**REQUIRED TASK**
Quote exactly the lines from the line containing "The picture is" to the line containing "import matplotlib.pyplot as plt", both lines included, please, and nothing more.

**DATA FOR THE TASK**
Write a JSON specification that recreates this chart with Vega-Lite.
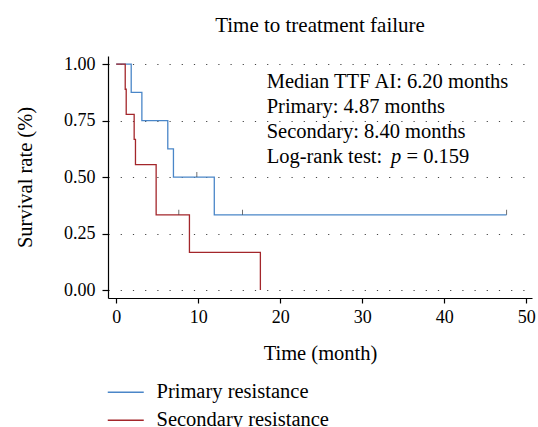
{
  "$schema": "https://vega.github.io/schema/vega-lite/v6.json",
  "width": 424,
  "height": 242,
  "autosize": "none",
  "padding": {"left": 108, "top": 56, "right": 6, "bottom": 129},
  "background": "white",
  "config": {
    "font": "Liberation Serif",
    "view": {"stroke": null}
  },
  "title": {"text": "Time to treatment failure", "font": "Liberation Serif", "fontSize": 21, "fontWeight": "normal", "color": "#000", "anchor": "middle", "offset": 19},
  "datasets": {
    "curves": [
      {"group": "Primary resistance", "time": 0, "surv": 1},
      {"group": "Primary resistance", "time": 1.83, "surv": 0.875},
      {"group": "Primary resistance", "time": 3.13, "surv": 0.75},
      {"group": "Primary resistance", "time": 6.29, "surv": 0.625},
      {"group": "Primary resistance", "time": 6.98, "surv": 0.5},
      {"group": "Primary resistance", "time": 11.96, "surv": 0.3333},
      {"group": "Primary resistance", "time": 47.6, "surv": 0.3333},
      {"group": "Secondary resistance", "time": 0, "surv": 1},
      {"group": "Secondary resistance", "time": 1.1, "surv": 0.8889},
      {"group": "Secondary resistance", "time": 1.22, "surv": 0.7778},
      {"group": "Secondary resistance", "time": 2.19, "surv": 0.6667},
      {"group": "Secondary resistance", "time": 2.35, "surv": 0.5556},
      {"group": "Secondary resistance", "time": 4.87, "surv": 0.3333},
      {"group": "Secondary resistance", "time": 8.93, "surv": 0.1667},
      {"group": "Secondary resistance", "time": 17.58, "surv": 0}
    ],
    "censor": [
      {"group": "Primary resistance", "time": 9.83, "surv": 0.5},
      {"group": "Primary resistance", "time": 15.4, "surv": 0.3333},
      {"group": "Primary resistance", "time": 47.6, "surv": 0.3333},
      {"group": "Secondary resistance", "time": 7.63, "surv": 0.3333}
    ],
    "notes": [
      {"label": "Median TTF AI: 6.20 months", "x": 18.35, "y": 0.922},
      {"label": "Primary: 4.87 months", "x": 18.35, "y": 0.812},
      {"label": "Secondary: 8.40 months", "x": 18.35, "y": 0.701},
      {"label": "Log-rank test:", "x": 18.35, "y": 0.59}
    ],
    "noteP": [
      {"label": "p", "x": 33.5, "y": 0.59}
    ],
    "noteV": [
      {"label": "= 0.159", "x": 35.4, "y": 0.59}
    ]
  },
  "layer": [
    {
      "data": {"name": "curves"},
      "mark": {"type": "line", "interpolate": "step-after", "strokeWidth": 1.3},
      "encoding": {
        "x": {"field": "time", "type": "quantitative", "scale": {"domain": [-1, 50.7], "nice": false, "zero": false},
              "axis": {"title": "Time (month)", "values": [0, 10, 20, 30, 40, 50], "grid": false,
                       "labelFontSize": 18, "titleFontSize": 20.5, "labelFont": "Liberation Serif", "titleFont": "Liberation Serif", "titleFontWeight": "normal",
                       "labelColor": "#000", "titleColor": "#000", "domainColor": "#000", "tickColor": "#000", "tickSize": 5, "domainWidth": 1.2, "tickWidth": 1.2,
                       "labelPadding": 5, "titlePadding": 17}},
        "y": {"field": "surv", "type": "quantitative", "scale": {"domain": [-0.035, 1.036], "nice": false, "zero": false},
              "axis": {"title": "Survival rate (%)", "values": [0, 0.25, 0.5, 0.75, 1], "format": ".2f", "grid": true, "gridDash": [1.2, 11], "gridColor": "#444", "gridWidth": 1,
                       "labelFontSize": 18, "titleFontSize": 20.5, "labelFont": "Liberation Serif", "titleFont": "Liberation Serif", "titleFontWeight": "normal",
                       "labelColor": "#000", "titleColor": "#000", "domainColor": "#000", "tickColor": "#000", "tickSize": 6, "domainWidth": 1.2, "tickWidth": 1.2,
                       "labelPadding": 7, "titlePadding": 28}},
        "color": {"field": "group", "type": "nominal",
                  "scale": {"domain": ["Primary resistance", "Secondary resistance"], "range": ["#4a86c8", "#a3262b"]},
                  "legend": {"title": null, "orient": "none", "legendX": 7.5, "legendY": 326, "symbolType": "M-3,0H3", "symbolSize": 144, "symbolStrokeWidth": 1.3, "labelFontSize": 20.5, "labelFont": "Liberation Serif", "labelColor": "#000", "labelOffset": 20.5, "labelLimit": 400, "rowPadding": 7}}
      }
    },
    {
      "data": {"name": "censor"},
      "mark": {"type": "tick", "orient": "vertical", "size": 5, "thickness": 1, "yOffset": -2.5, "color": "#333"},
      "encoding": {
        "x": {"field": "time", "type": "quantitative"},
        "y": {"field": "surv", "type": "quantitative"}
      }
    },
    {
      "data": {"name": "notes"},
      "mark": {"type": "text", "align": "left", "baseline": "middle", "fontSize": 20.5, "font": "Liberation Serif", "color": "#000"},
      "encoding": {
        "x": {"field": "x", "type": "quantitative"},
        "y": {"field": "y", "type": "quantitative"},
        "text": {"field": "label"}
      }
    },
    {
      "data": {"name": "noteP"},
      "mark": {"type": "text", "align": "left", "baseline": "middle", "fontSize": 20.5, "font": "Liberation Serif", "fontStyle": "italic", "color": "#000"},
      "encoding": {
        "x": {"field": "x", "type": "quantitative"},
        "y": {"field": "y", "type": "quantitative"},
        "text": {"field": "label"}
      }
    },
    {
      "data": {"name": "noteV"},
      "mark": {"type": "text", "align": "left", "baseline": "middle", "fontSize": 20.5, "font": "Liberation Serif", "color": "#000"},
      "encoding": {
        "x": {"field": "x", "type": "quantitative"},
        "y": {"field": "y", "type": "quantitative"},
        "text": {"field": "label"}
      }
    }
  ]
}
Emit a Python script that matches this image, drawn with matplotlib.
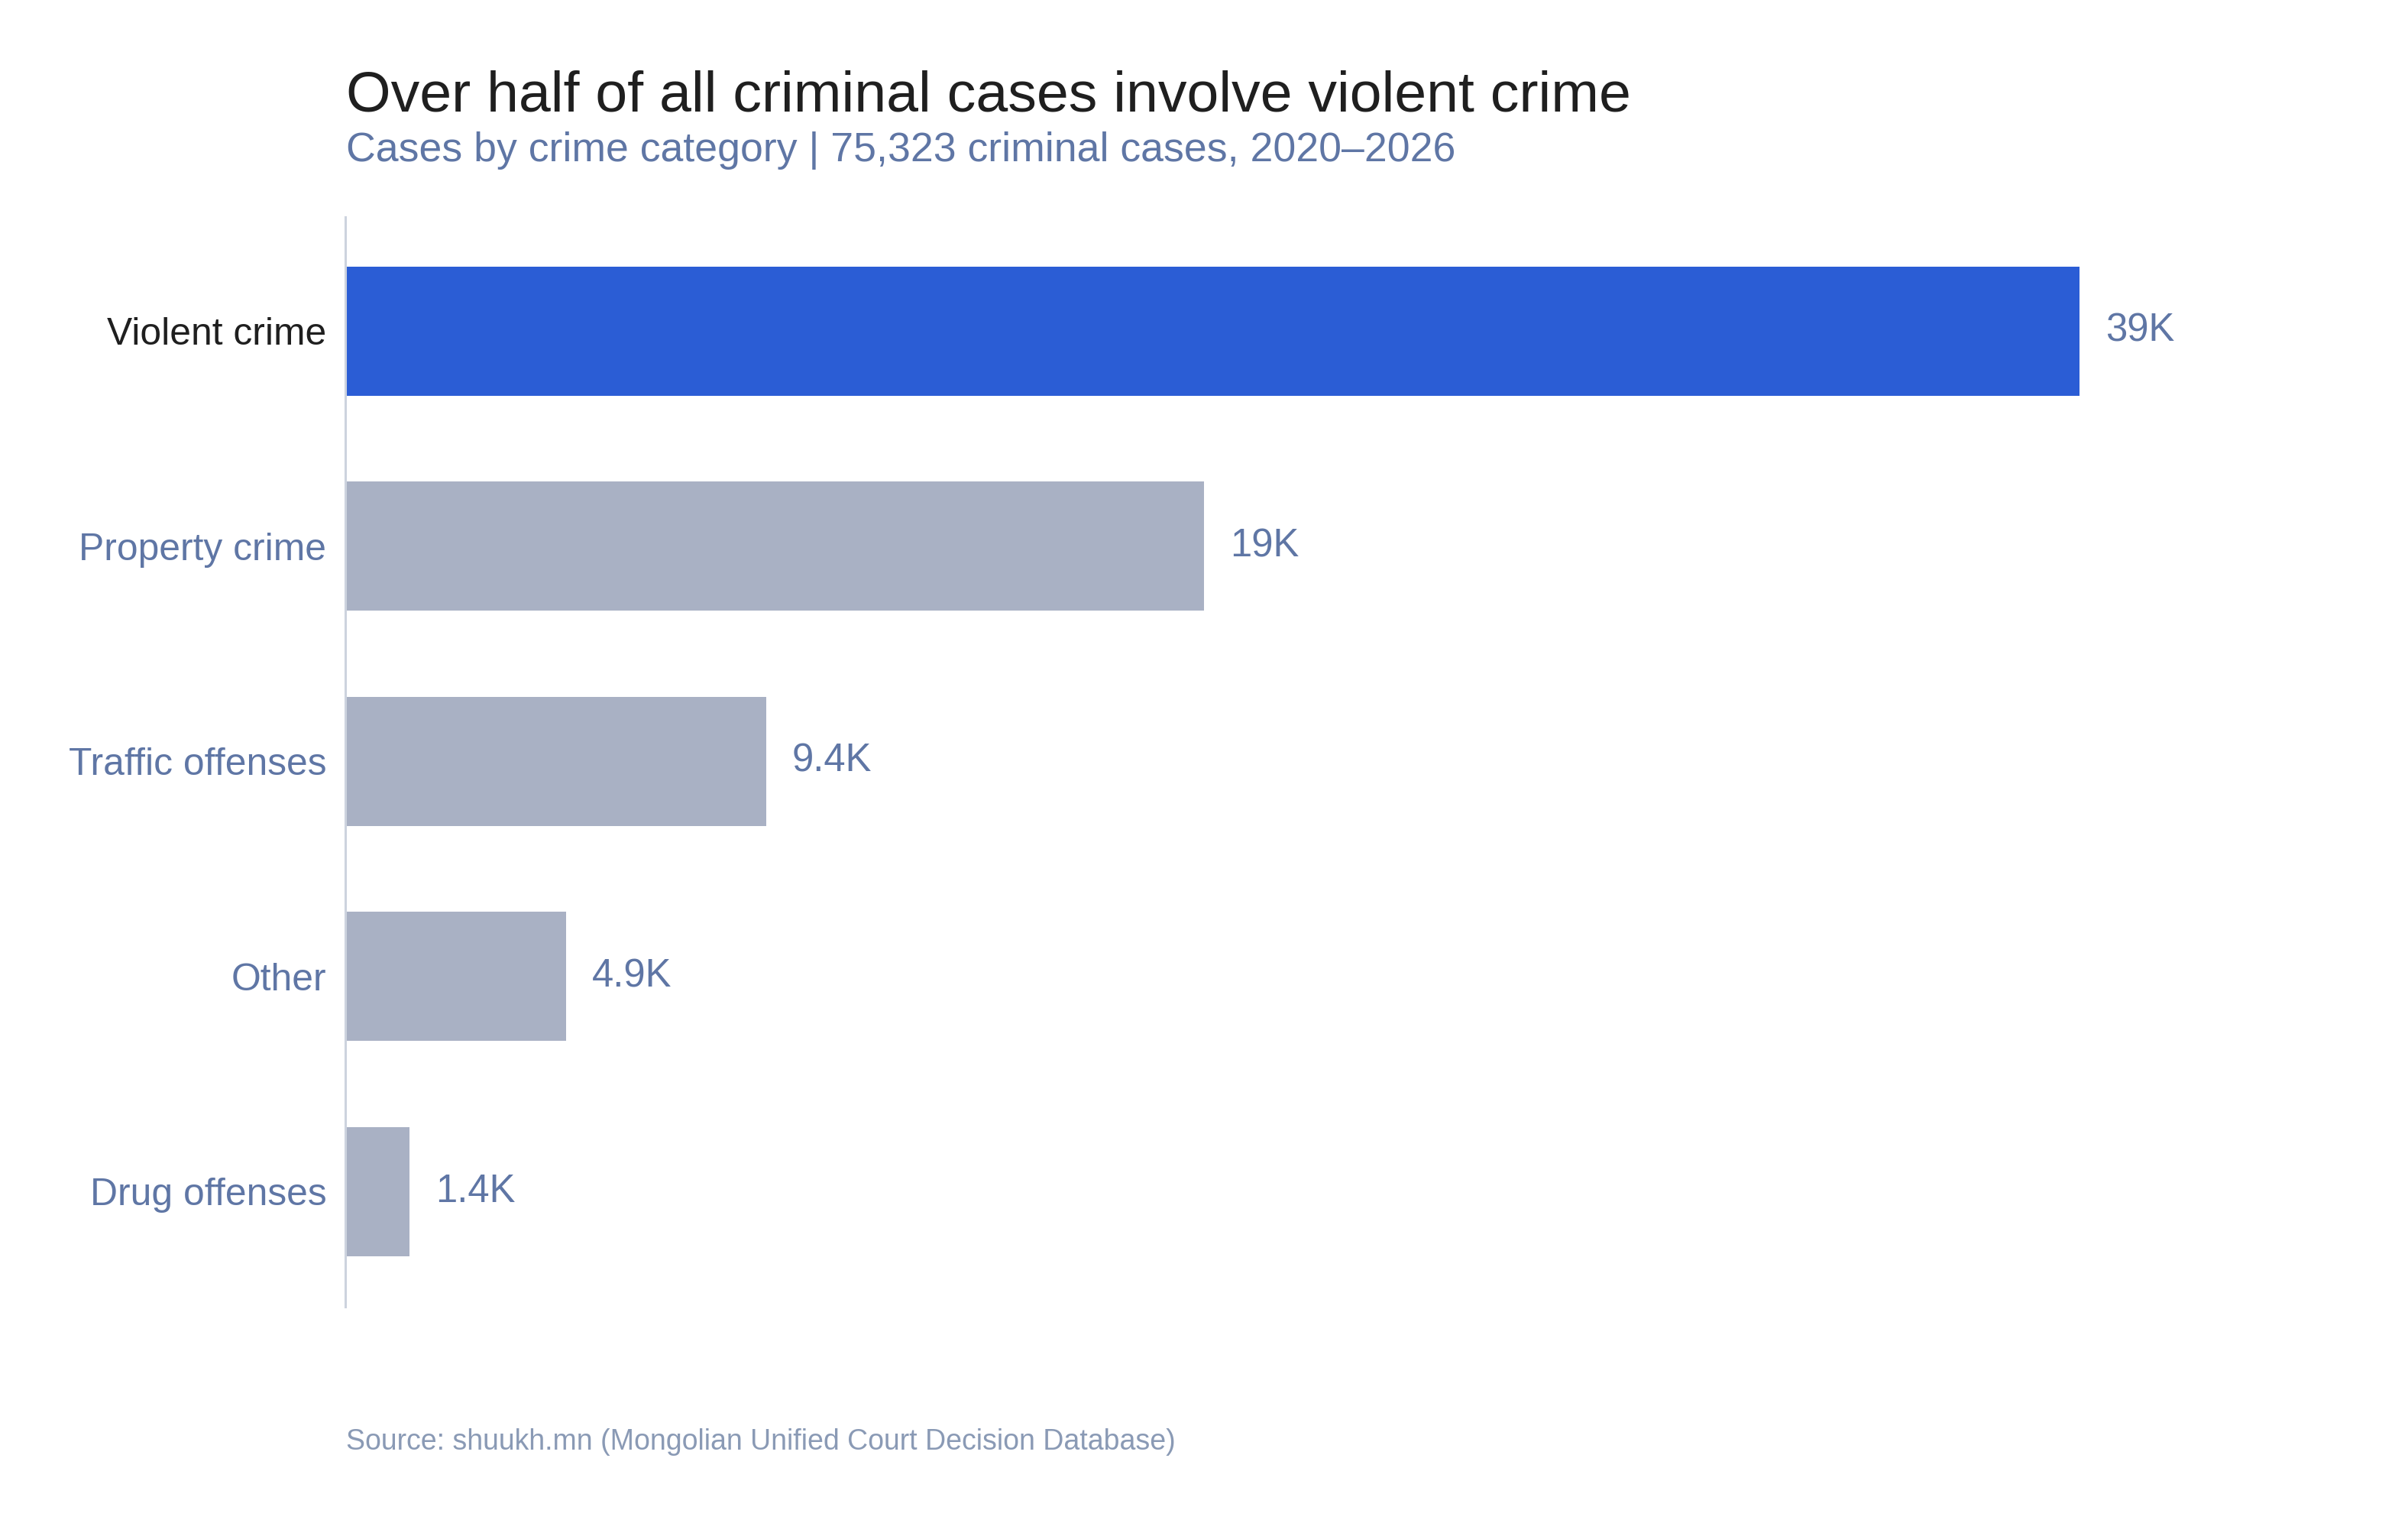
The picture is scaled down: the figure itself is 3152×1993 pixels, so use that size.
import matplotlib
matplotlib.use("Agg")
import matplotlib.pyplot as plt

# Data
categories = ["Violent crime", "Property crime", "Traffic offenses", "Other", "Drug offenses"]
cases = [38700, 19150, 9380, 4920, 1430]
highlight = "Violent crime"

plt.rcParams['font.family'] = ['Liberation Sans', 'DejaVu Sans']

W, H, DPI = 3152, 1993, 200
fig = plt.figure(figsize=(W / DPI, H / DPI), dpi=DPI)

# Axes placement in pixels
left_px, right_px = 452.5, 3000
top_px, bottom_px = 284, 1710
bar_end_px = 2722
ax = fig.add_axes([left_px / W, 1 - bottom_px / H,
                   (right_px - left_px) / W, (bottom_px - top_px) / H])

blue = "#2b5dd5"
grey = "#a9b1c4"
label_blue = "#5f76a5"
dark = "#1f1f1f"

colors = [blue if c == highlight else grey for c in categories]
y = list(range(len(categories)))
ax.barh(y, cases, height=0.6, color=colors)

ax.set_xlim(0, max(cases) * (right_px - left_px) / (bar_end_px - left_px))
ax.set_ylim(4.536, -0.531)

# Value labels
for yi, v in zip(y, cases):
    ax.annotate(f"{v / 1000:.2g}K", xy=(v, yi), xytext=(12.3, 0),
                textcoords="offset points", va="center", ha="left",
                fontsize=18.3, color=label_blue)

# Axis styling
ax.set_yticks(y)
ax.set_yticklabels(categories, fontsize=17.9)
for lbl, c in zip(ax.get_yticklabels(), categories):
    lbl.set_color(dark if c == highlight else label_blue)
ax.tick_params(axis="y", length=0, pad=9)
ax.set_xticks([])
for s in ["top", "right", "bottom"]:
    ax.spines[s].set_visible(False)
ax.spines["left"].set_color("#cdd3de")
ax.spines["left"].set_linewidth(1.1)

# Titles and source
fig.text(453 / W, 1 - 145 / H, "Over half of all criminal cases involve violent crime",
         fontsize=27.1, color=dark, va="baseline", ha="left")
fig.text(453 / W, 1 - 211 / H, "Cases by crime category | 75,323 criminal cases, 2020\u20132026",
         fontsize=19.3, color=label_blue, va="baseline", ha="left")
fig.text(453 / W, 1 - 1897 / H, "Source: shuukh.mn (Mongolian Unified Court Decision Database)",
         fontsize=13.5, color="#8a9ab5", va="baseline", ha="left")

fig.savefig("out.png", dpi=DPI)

**WRITTEN SOLUTION**
The picture is scaled down: the figure itself is 3152×1993 pixels, so use that size.
import matplotlib
matplotlib.use("Agg")
import matplotlib.pyplot as plt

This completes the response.